One night, wanting to escape, my wife and I stepped down from the deck and began walking toward the river in the dark. It took us several hours to get there. We went to a spot where the river makes a large bend near a stand of cottonwoods. Surrounded there by hills and trees, we could see no lights, no towns. If we had been bitten by a rattlesnake, we might have died. If we had cut an artery in a leg, we might have bled to death. There would have been no one to find us.

The fears of Dollie’s friend are based on real possibilities. All the things she worried about could have happened to her. They could happen to any of us out here. It is a small and steady risk we embrace to live this particular life. Something in my present state of safety makes me long for this risk, this possibility that I might go for a walk and never return. If that risk grows too great, I’m sure I will long for safety.

 

When I have climbed down from the mill for the last time today, I release the brake and wait. In a few minutes, water spills from the pipe. The cows who were waiting when we arrived this morning now return. Only cows come — no bulls. When breeding is finished, bulls must be separated from cows to avoid late pregnancies and then late births.

One day when we were separating bulls from cows, two of the bulls took off in opposite directions. So Simon and I split up, each following one bull. Simon got around in front of his bull, turned him, and had persuaded him to approach the open gate. At the gate, though, the bull turned and charged back the way he’d come and into a cottonwood grove. Bulls know a horse and rider are at a disadvantage in the trees. There are overhanging limbs waiting to slash a rider’s face and arms. There are downed branches waiting to tangle up a horse’s feet.

The bull ran behind a tree and stopped there.
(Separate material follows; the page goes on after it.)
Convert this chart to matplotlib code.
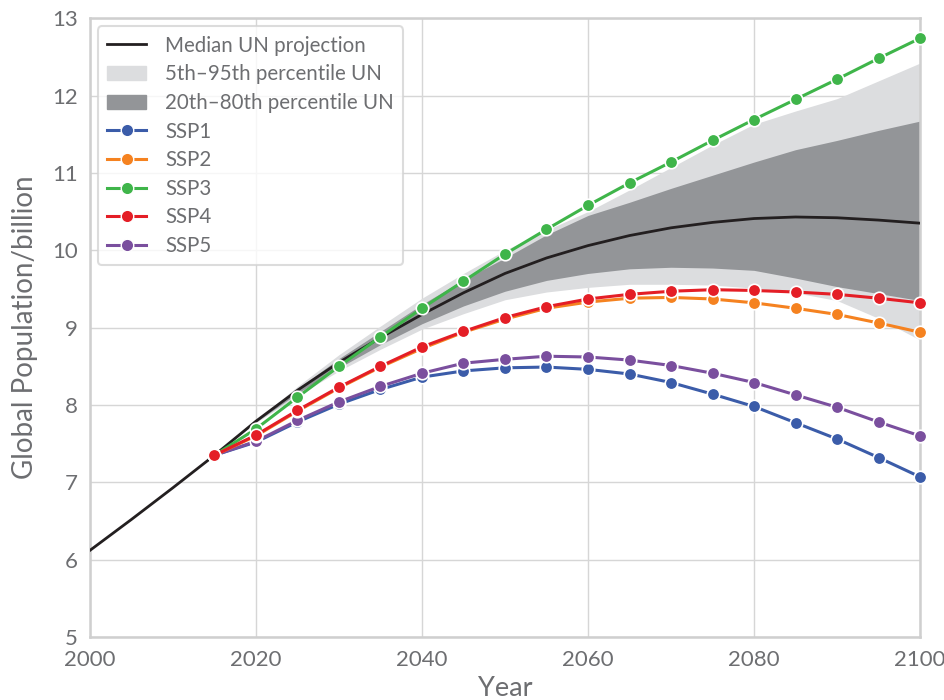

Simon’s horse walked slowly toward the tree from the opposite side. When the horse had just about reached the tree, the bull leapt and, whirling around the tree trunk, charged the horse, ramming him head on. The horse planted his hind legs and took the blow — a jarring, thunderous whack — without going down. Then Simon and the horse turned and trotted away.

“When a bull’s in that kind of a mood, it’s better to just leave him alone for a while with his thoughts,” Simon told me.

I was moving the second bull along the fence toward another open gate when he suddenly kicked and rose right over the fence, cracking a post in his flight and almost taking it with him. I galloped to the gate and into the second pasture to pursue the bull, now just a cloud of dust. As I approached, he turned and charged, managing to catch my horse in the flank. When the bull jerked his head up, he flipped the horse over. I was caught under my horse for a minute and badly bruised. Had the bull not been dehorned, the horse might have been killed.

 

It is Sunday, a long, hot day in summer. We are working to guarantee water for bulls and cows to drink. For horses and humans, too. For every thirsty creature.

Caitlin wakes up as Simon and I are gathering the tools and getting ready to head for the cabin. I pull off my coveralls and sit with my daughter.

“How you feeling, sweetie?” I ask.

“OK.”

We joke a little about her nosebleed, then share an apple and some corn chips. We decide to stay long enough to watch the sun settle down over the Bighorns. The clouds make long horizontal bands, orange at first, then going to rose. The intense light dims, the long shadows dull, and it begins to grow dark. We get in the truck and drive slowly away.